Says “successfully operating a franchise business is today one of the most important ways to climb the ladder of success”
WASHINGTON, D.C., Feb. 5, 2015 – U.S. Sen. Lamar Alexander (R-Tenn.), Chairman of the Senate labor committee, today said the pending National Labor Relations Board decision to change the joint employer standard “could destroy a small business opportunity for more than 700,000 Americans.”
At a committee hearing on the consequences of a change in the standard, Alexander said: “These men and women are franchisees….They may work 12 hours a day serving customers, meeting a payroll, dealing with government regulations, paying taxes, and trying to make a profit.
“We live at a time when Democrats and Republicans bemoan the fact that it’s getting harder and harder to climb the economic ladder of success in our country. Successfully operating a franchise business is today one of the most important ways to do that.”
Excerpts of the senator’s opening statement follow:
This hearing this morning is about a pending National Labor Relations Board decision that could destroy a small business opportunity for more than 700,000 Americans.
These men and women are franchisees. They operate health clubs, barber shops, auto parts shops, child care centers, neighborhood restaurants, music stores, cleaning services, and much more.
They use the brand name of companies like Planet Fitness, Merry Maids or Panera Bread.
They may work 12 hours a day serving customers, meeting a payroll, dealing with government regulations, paying taxes, and trying to make a profit.
We live at a time when Democrats and Republicans bemoan the fact that it’s getting harder and harder to climb the economic ladder of success in our country.
Successfully operating a franchise business is today one of the most important ways to do that.
Why would the pending decision by the National Labor Relations Board threaten this very American way of life, knocking the ladder out from under hundreds of thousands of Americans?
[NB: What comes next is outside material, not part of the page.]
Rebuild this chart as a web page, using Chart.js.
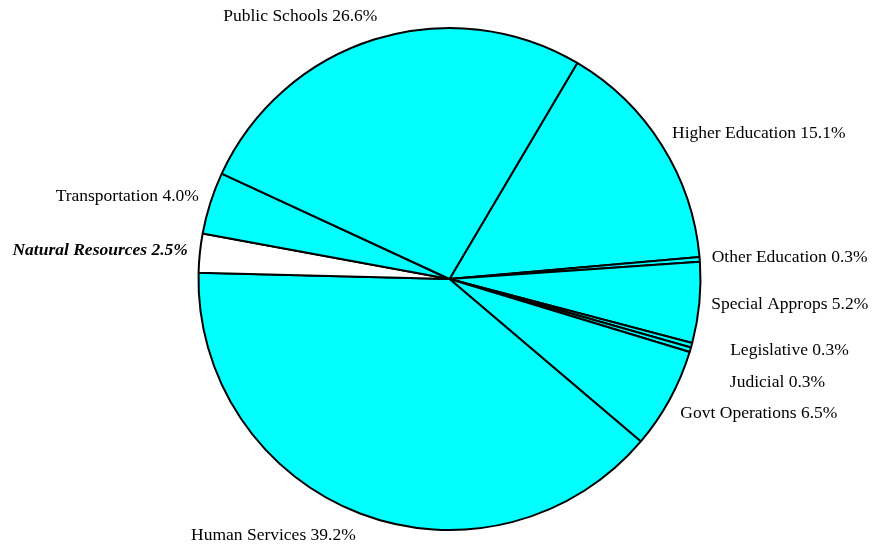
<!DOCTYPE html>
<html>
<head>
<meta charset="utf-8">
<title>Budget by area</title>
<script src="https://cdn.jsdelivr.net/npm/chart.js@4.4.0/dist/chart.umd.min.js"></script>
<style>
  html, body { margin: 0; padding: 0; background: #ffffff; }
  #wrap { width: 876px; height: 548px; }
</style>
</head>
<body>
<div id="wrap"><canvas id="budgetPie" width="876" height="548"></canvas></div>
<script>
// areas, going clockwise from Higher Education
const areas = ['Higher Education', 'Other Education', 'Special Approps', 'Legislative', 'Judicial',
  'Govt Operations', 'Human Services', 'Natural Resources', 'Transportation', 'Public Schools'];
const shares = [15.1, 0.3, 5.2, 0.3, 0.3, 6.5, 39.2, 2.5, 4.0, 26.6];
// the one area that is picked out
const highlighted = ['Natural Resources'];

const sliceColors = areas.map(a => highlighted.includes(a) ? '#ffffff' : '#00ffff');

// small manual nudges (px) for labels that sit awkwardly
const labelNudge = {
  'Legislative': [27, -1],
  'Judicial': [28, 26],
  'Govt Operations': [0, 3],
  'Public Schools': [6, -1]
};

// Plugin that writes "Name xx.x%" outside each slice
const outsideLabels = {
  id: 'outsideLabels',
  afterDatasetsDraw: function(chart) {
    const ctx = chart.ctx;
    const meta = chart.getDatasetMeta(0);
    const values = chart.data.datasets[0].data;
    ctx.save();
    ctx.fillStyle = '#000000';
    ctx.textBaseline = 'middle';
    meta.data.forEach(function(arc, i) {
      const p = arc.getProps(['x', 'y', 'startAngle', 'endAngle', 'outerRadius'], true);
      const mid = (p.startAngle + p.endAngle) / 2;
      const r = p.outerRadius + 12;
      let x = p.x + Math.cos(mid) * r;
      let y = p.y + Math.sin(mid) * r;
      // push top/bottom labels a bit further out
      y += Math.sin(mid) * 11;
      const name = chart.data.labels[i];
      const nudge = labelNudge[name];
      if (nudge) { x += nudge[0]; y += nudge[1]; }
      const bold = highlighted.includes(name);
      ctx.font = (bold ? 'italic bold ' : '') + '17.5px "Liberation Serif", "Times New Roman", serif';
      ctx.textAlign = Math.cos(mid) >= 0 ? 'left' : 'right';
      ctx.fillText(name + ' ' + values[i].toFixed(1) + '%', x, y);
    });
    ctx.restore();
  }
};

var ctx = document.getElementById('budgetPie').getContext('2d');
var budgetPie = new Chart(ctx, {
  type: 'pie',
  data: {
    labels: areas,
    datasets: [{
      data: shares,
      backgroundColor: sliceColors,
      borderColor: '#000000',
      borderWidth: 2,
      hoverOffset: 0
    }]
  },
  options: {
    responsive: false,
    animation: false,
    rotation: 30.6,
    layout: {
      padding: { top: 27, bottom: 17, left: 23, right: 0 }
    },
    plugins: {
      legend: { display: false },
      tooltip: { enabled: false }
    }
  },
  plugins: [outsideLabels]
});
</script>
</body>
</html>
The board and its General Counsel are pursuing a change to what is called the “joint employer” standard. This standard, or test, has since 1984 required that for a business to be considered a joint employer, it must hold direct control over the terms and conditions of a worker’s employment—to decide that, the NLRB looks at who hires and fires, sets work hours, picks uniforms, issues directions to employees, determines compensation, handles day to day supervision, and conducts recordkeeping.
Under the changes the NLRB is now considering, it would take just indirect control over the employees’ terms and conditions of employment, or even unexercised potential to control working conditions, or where ‘industrial realities’ otherwise made it essential to meaningful collective bargaining,
So what could this mean for these more than 700,000 franchisees and employers?
These franchise companies will find it much more practical to own all their stores and restaurants and day care centers themselves. There will be many more company-owned outposts, rather than franchisee-owned small businesses.
Franchisees tell me they expect “franchisors would be compelled to try to establish control over staffing decisions and daily operations….franchisees would lose their independence and become de facto employees of the franchisor.”
This case doesn’t just affect franchisees, it will affect every business that uses a subcontractor or contracts out for any service. That includes most of the 5.7 million businesses under NLRB jurisdiction in America – because most businesses contract for some service.
Consider a local bicycle shop that contracts out its cleaning service under a cost plus provision, in which the cleaner is paid for all of its expenses to a certain limit, plus a profit.
If this arrangement is interpreted to create “indirect control” or have “unexercised potential” over working conditions – they could trigger joint employer obligations.
Same thing with a local restaurant that outsources all of its baked goods under a contract that includes penalties for being late or delivering substandard goods—it could be considered a joint employer of the bakery employees.